## [PROVIDED DATA]
:::::
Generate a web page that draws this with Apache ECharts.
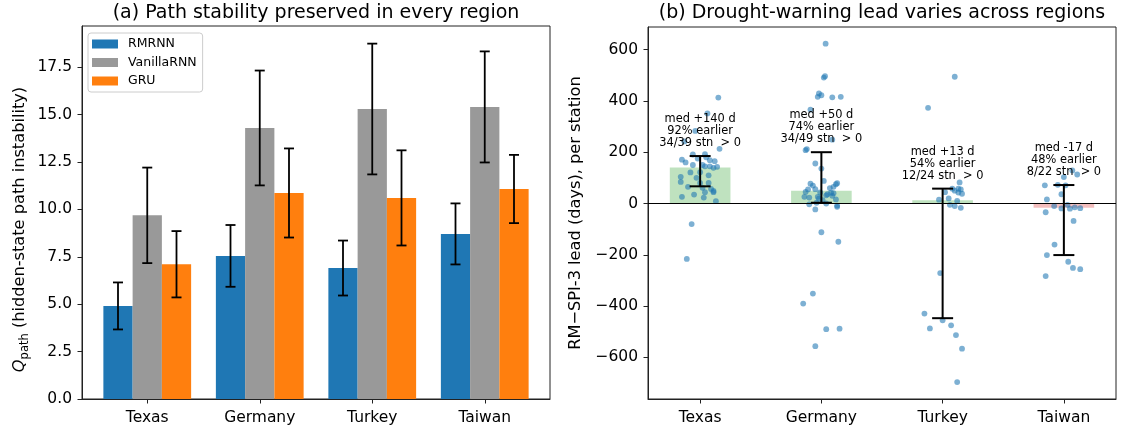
<!DOCTYPE html>
<html><head><meta charset="utf-8">
<script src="https://cdn.jsdelivr.net/npm/echarts@6/dist/echarts.min.js"></script>
<style>html,body{margin:0;padding:0;background:#fff}#c{width:1121px;height:429px}</style>
</head><body><div id="c"></div>
<script>
// ---------- data: panel (a) ----------
const regions = ['Texas', 'Germany', 'Turkey', 'Taiwan'];
const models = ['RMRNN', 'VanillaRNN', 'GRU'];
const rmrnnMean = [4.91, 7.55, 6.91, 8.71];
const rmrnnErr = [1.24, 1.63, 1.45, 1.61];
const vanillaMean = [9.69, 14.30, 15.30, 15.41];
const vanillaErr = [2.52, 3.03, 3.45, 2.93];
const gruMean = [7.11, 10.87, 10.61, 11.08];
const gruErr = [1.75, 2.35, 2.51, 1.80];
const leftTicks = [0, 2.5, 5, 7.5, 10, 12.5, 15, 17.5];

// ---------- data: panel (b) ----------
const leadMedian = [140, 50, 13, -17];
const leadQ1 = [67, 3, -447, -201];
const leadQ3 = [185, 200, 58, 72];
const annMedian = ['med +140 d', 'med +50 d', 'med +13 d', 'med -17 d'];
const annEarlier = ['92% earlier', '74% earlier', '54% earlier', '48% earlier'];
const annCount = ['34/39 stn  > 0', '34/49 stn  > 0', '12/24 stn  > 0', '8/22 stn  > 0'];
const rightTicks = [-600, -400, -200, 0, 200, 400, 600];
// per-station points: [horizontal jitter, lead days]
const texasLead = [[0.15,413],[0.06,351],[-0.04,283],[-0.13,242],[0.16,213],[-0.15,171],[-0.12,160],[-0.06,191],[0.04,192],[-0.02,175],[0.08,169],[0.05,180],[0.04,145],[0.08,145],[0.14,143],[0.11,139],[-0.06,150],[0.02,150],[-0.16,104],[-0.16,84],[-0.08,121],[0.0,80],[0.07,80],[0.02,61],[0.11,49],[0.11,44],[0.04,44],[-0.15,26],[0.03,23],[0.13,9],[-0.07,-80],[-0.11,-216],[0.0,122],[-0.03,100],[0.07,110],[0.09,57],[-0.05,35],[0.12,165],[-0.1,65]];
const germanyLead = [[0.035,623],[0.03,496],[0.02,491],[-0.02,429],[0.0,422],[-0.03,416],[0.09,414],[0.16,416],[-0.09,366],[0.09,249],[-0.13,208],[-0.12,212],[-0.05,156],[0.0,136],[-0.09,77],[0.12,75],[0.13,79],[0.1,40],[-0.13,45],[-0.14,26],[-0.10,23],[-0.05,56],[-0.03,26],[-0.02,19],[0.04,32],[0.05,36],[0.08,42],[-0.01,43],[-0.1,-3],[-0.05,-23],[-0.04,3],[0.01,13],[0.13,-8],[0.13,-13],[0.04,0],[0.0,-112],[0.14,-149],[-0.07,-351],[-0.15,-390],[0.04,-490],[0.15,-488],[-0.05,-556],[0.12,16],[0.07,60],[-0.07,70],[0.02,88],[0.1,65],[-0.11,55],[0.09,30]];
const turkeyLead = [[0.1,494],[-0.12,373],[0.14,82],[0.08,58],[0.13,58],[0.15,55],[0.1,50],[0.02,44],[0.13,43],[0.16,38],[0.05,20],[-0.03,15],[0.12,10],[0.06,-5],[0.1,-10],[0.15,-17],[-0.02,-271],[-0.15,-429],[0.0,-455],[0.07,-475],[-0.105,-487],[0.11,-513],[0.16,-566],[0.12,-696]];
const taiwanLead = [[0.07,129],[0.11,113],[0.0,103],[-0.05,73],[-0.157,71],[0.014,71],[-0.02,36],[-0.14,16],[0.03,-5],[-0.08,-10],[0.09,-15],[0.135,-18],[-0.02,-19],[0.05,-20],[-0.15,-34],[0.08,-68],[-0.077,-160],[-0.14,-201],[0.036,-227],[0.075,-251],[0.135,-256],[-0.15,-283]];

// ---------- styling ----------
const FONT = 'DejaVu Sans';
const TICK_FS = 15.5;
const LABEL_FS = 16.2;
const BAR_W = 0.26;          // bar width in category units (panel a)
const MED_W = 0.5;           // median bar width (panel b)
const colors = ['#1f77b4', '#999999', '#ff7f0e'];
const leftMeans = [rmrnnMean, vanillaMean, gruMean];
const leftErrs = [rmrnnErr, vanillaErr, gruErr];
const leadAll = [texasLead, germanyLead, turkeyLead, taiwanLead];

function barSeries(k) {
  const offset = (k - 1) * BAR_W;
  return {
    name: models[k], type: 'custom', xAxisIndex: 0, yAxisIndex: 0,
    itemStyle: { color: colors[k] },
    data: regions.map((r, i) => [i, leftMeans[k][i], leftErrs[k][i]]),
    renderItem: function (params, api) {
      const i = api.value(0), v = api.value(1), e = api.value(2);
      const x = i + offset;
      const a = api.coord([x - BAR_W / 2, 0]);
      const b = api.coord([x + BAR_W / 2, v]);
      const t = api.coord([x, v + e]);
      const d = api.coord([x, v - e]);
      const cw = 5;
      return { type: 'group', children: [
        { type: 'rect', shape: { x: a[0], y: b[1], width: b[0] - a[0], height: a[1] - b[1] }, style: { fill: colors[k] } },
        { type: 'line', shape: { x1: t[0], y1: t[1], x2: d[0], y2: d[1] }, style: { stroke: '#000', lineWidth: 1.8 } },
        { type: 'line', shape: { x1: t[0] - cw, y1: t[1], x2: t[0] + cw, y2: t[1] }, style: { stroke: '#000', lineWidth: 1.8 } },
        { type: 'line', shape: { x1: d[0] - cw, y1: d[1], x2: d[0] + cw, y2: d[1] }, style: { stroke: '#000', lineWidth: 1.8 } }
      ]};
    }
  };
}

const scatterData = [];
leadAll.forEach((arr, i) => arr.forEach(p => scatterData.push([i + p[0], p[1]])));

function xAxisDef(idx, min, max) {
  return { type: 'value', gridIndex: idx, min: min, max: max, splitLine: { show: false },
    axisLine: { show: true, onZero: false, lineStyle: { color: '#222' } },
    axisTick: { show: true, length: 4.5, customValues: [0, 1, 2, 3], lineStyle: { color: '#222' } },
    axisLabel: { customValues: [0, 1, 2, 3], formatter: v => regions[Math.round(v)], fontSize: TICK_FS, color: '#000', margin: 11, fontFamily: FONT } };
}

const chart = echarts.init(document.getElementById('c'), null, { renderer: 'canvas' });
chart.setOption({
  animation: false,
  textStyle: { fontFamily: FONT },
  graphic: [
    { type: 'text', x: 316, y: 13, style: { text: '(a) Path stability preserved in every region', font: '19px "DejaVu Sans"', fill: '#000', align: 'center', verticalAlign: 'middle' } },
    { type: 'text', x: 882, y: 13, style: { text: '(b) Drought-warning lead varies across regions', font: '19px "DejaVu Sans"', fill: '#000', align: 'center', verticalAlign: 'middle' } }
  ],
  legend: {
    data: models, left: 88, top: 33, orient: 'vertical', icon: 'rect',
    itemWidth: 26, itemHeight: 9, itemGap: 4.5,
    padding: [4, 6, 4, 4],
    backgroundColor: '#fff', borderColor: '#cccccc', borderWidth: 1, borderRadius: 3,
    textStyle: { fontFamily: FONT, fontSize: 12.5, color: '#000', lineHeight: 14, padding: [0, 0, 0, 5] }
  },
  grid: [
    { left: 82, top: 26, width: 468, height: 373, show: true, borderColor: '#222', borderWidth: 1, backgroundColor: 'transparent' },
    { left: 648, top: 27, width: 468, height: 372, show: true, borderColor: '#222', borderWidth: 1, backgroundColor: 'transparent' }
  ],
  xAxis: [ xAxisDef(0, -0.58, 3.58), xAxisDef(1, -0.43, 3.43) ],
  yAxis: [
    { type: 'value', gridIndex: 0, min: 0, max: 19.68, splitLine: { show: false },
      axisLine: { show: true, onZero: false, lineStyle: { color: '#222' } },
      axisTick: { show: true, length: 4.5, customValues: leftTicks, lineStyle: { color: '#222' } },
      axisLabel: { customValues: leftTicks, formatter: v => v.toFixed(1), fontSize: TICK_FS, color: '#000', margin: 10, fontFamily: FONT },
      name: '{q|Q}{s|path} (hidden-state path instability)', nameLocation: 'middle', nameGap: 62,
      nameTextStyle: { fontSize: LABEL_FS, color: '#000', fontFamily: FONT, lineHeight: 22, verticalAlign: 'middle', padding: [0, 34, 0, 0],
        rich: { q: { fontStyle: 'italic', fontSize: LABEL_FS, lineHeight: 22, verticalAlign: 'middle', fontFamily: FONT },
                s: { fontSize: 11.5, lineHeight: 11, verticalAlign: 'bottom', fontFamily: FONT } } } },
    { type: 'value', gridIndex: 1, min: -762, max: 688, splitLine: { show: false },
      axisLine: { show: true, onZero: false, lineStyle: { color: '#222' } },
      axisTick: { show: true, length: 4.5, customValues: rightTicks, lineStyle: { color: '#222' } },
      axisLabel: { customValues: rightTicks, formatter: v => (v < 0 ? '\u2212' + Math.abs(v) : String(v)), fontSize: TICK_FS, color: '#000', margin: 10, fontFamily: FONT },
      name: 'RM\u2212SPI-3 lead (days), per station', nameLocation: 'middle', nameGap: 64,
      nameTextStyle: { fontSize: LABEL_FS, color: '#000', fontFamily: FONT } }
  ],
  series: [
    barSeries(0), barSeries(1), barSeries(2),
    { type: 'custom', xAxisIndex: 1, yAxisIndex: 1, z: 1,
      data: leadMedian.map((m, i) => [i, m]),
      renderItem: function (params, api) {
        const i = api.value(0), m = api.value(1);
        const a = api.coord([i - MED_W / 2, 0]);
        const b = api.coord([i + MED_W / 2, m]);
        return { type: 'rect', shape: { x: a[0], y: Math.min(a[1], b[1]), width: b[0] - a[0], height: Math.abs(a[1] - b[1]) },
          style: { fill: m >= 0 ? 'rgba(44,160,44,0.3)' : 'rgba(214,39,40,0.3)' } };
      },
      markLine: { silent: true, symbol: ['none', 'none'], label: { show: false },
        lineStyle: { color: '#000', width: 1, type: 'solid' }, data: [{ yAxis: 0 }] } },
    { type: 'scatter', xAxisIndex: 1, yAxisIndex: 1, z: 3, symbolSize: 5.8,
      itemStyle: { color: '#1f77b4', opacity: 0.58 }, data: scatterData },
    { type: 'custom', xAxisIndex: 1, yAxisIndex: 1, z: 4,
      data: leadQ1.map((q, i) => [i, q, leadQ3[i]]),
      renderItem: function (params, api) {
        const i = api.value(0);
        const lo = api.coord([i, api.value(1)]);
        const hi = api.coord([i, api.value(2)]);
        const cw = 10.5;
        const st = { stroke: '#000', lineWidth: 2 };
        return { type: 'group', children: [
          { type: 'line', shape: { x1: lo[0], y1: lo[1], x2: hi[0], y2: hi[1] }, style: st },
          { type: 'line', shape: { x1: lo[0] - cw, y1: lo[1], x2: lo[0] + cw, y2: lo[1] }, style: st },
          { type: 'line', shape: { x1: hi[0] - cw, y1: hi[1], x2: hi[0] + cw, y2: hi[1] }, style: st }
        ]};
      } },
    { type: 'custom', xAxisIndex: 1, yAxisIndex: 1, z: 5,
      data: leadQ3.map((q, i) => [i, q]),
      renderItem: function (params, api) {
        const i = api.value(0);
        const p = api.coord([i, api.value(1)]);
        return { type: 'text', x: p[0], y: p[1] - 7,
          style: { text: annMedian[i] + '\n' + annEarlier[i] + '\n' + annCount[i], font: '11.4px "DejaVu Sans"',
            fill: '#000', align: 'center', verticalAlign: 'bottom', lineHeight: 12 } };
      } }
  ]
});
</script></body></html>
:::::
## [GOAL OF THE EXERCISE]
Exactly reproduce the run of lines from the start of the listing through the line with "const leftTicks = [0, 2.5, 5, 7.5, 10, 12.5, 15, 17.5];", inclusive; pictures are not copied.

## [RESULT FOR THIS TASK]
Generate a web page that draws this with Apache ECharts.
<!DOCTYPE html>
<html><head><meta charset="utf-8">
<script src="https://cdn.jsdelivr.net/npm/echarts@6/dist/echarts.min.js"></script>
<style>html,body{margin:0;padding:0;background:#fff}#c{width:1121px;height:429px}</style>
</head><body><div id="c"></div>
<script>
// ---------- data: panel (a) ----------
const regions = ['Texas', 'Germany', 'Turkey', 'Taiwan'];
const models = ['RMRNN', 'VanillaRNN', 'GRU'];
const rmrnnMean = [4.91, 7.55, 6.91, 8.71];
const rmrnnErr = [1.24, 1.63, 1.45, 1.61];
const vanillaMean = [9.69, 14.30, 15.30, 15.41];
const vanillaErr = [2.52, 3.03, 3.45, 2.93];
const gruMean = [7.11, 10.87, 10.61, 11.08];
const gruErr = [1.75, 2.35, 2.51, 1.80];
const leftTicks = [0, 2.5, 5, 7.5, 10, 12.5, 15, 17.5];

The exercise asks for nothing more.